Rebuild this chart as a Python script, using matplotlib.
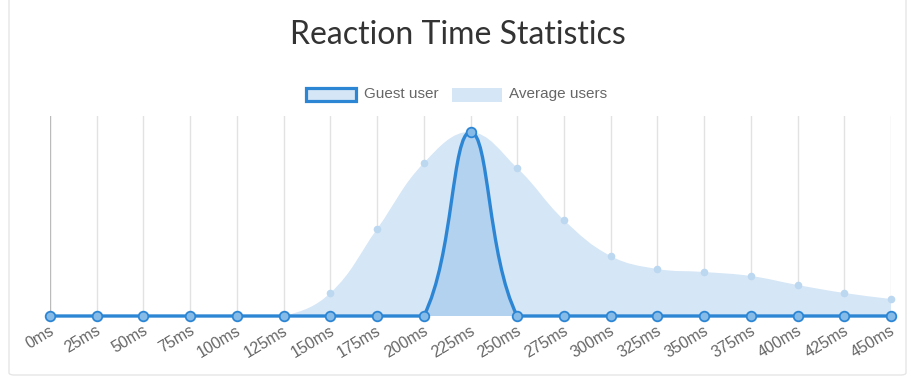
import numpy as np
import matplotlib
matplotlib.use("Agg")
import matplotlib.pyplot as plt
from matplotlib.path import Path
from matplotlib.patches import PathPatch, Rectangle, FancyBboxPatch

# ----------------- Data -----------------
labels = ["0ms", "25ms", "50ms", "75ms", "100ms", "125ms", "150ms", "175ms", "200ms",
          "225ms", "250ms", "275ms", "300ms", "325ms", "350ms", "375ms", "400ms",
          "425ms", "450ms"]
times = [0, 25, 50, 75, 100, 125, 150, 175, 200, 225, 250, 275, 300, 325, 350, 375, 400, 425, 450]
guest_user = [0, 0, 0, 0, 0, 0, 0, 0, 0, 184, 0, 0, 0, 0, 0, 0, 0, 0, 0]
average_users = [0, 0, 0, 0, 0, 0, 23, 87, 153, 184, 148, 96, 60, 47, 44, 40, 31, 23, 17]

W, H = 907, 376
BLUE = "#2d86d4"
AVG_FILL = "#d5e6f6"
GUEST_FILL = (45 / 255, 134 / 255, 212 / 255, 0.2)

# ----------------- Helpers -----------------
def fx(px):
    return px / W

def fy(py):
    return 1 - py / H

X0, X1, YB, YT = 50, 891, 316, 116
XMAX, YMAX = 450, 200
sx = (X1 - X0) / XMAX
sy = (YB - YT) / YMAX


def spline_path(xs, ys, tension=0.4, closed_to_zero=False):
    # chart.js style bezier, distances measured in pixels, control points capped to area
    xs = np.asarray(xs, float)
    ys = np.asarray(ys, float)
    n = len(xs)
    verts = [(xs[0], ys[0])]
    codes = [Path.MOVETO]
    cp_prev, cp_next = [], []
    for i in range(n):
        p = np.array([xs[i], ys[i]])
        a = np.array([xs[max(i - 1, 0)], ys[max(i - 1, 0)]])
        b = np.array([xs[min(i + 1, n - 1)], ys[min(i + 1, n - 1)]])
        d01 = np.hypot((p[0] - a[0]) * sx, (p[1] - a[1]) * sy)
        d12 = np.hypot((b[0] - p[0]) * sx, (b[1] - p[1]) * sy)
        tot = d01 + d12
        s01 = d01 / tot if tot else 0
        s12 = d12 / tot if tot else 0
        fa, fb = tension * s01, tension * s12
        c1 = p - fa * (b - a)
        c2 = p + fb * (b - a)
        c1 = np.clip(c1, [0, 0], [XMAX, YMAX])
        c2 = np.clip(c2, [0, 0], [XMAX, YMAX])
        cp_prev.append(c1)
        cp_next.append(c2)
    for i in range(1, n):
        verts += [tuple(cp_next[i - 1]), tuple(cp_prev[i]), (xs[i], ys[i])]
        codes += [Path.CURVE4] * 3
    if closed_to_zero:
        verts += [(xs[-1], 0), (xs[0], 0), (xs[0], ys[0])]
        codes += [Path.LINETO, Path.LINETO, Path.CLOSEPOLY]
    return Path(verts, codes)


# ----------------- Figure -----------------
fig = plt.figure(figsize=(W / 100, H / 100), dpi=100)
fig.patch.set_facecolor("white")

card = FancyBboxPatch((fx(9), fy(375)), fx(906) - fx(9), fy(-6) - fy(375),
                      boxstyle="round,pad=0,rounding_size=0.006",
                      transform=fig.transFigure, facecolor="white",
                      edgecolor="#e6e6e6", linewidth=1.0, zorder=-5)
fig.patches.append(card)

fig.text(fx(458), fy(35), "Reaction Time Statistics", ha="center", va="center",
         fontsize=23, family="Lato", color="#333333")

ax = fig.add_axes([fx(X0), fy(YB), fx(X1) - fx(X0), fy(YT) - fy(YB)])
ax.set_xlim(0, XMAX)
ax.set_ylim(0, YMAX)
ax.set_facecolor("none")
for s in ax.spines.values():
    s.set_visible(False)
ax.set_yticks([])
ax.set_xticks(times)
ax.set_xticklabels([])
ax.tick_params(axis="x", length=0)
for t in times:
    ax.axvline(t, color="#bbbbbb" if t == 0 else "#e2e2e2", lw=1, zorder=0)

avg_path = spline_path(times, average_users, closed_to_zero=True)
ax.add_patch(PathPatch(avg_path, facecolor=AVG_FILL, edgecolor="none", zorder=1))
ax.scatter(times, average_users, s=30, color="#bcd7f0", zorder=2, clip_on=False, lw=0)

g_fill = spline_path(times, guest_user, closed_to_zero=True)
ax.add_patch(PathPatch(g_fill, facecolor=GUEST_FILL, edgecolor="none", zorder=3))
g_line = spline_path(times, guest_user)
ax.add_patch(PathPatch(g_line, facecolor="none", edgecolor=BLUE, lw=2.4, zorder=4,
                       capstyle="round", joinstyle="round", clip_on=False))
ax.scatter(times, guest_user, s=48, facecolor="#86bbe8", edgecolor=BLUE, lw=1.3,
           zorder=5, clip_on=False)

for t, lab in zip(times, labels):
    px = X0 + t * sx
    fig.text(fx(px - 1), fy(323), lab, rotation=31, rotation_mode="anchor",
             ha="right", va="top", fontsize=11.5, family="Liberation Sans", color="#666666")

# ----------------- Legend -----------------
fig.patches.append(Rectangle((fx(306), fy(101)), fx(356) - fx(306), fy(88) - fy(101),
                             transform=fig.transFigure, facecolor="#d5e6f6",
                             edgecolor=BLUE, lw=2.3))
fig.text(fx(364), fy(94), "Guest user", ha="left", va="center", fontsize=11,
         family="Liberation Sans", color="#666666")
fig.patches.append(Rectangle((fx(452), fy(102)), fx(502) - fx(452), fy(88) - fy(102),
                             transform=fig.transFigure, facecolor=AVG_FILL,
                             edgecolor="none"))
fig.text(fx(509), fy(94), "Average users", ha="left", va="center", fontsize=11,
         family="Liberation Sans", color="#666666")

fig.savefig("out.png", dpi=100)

— Set problem —
Begin at the first line of the data above and repeat each line exactly, stopping after the line containing "from matplotlib.patches import". Omit the pictures.

— Response below —
Rebuild this chart as a Python script, using matplotlib.
import numpy as np
import matplotlib
matplotlib.use("Agg")
import matplotlib.pyplot as plt
from matplotlib.path import Path
from matplotlib.patches import PathPatch, Rectangle, FancyBboxPatch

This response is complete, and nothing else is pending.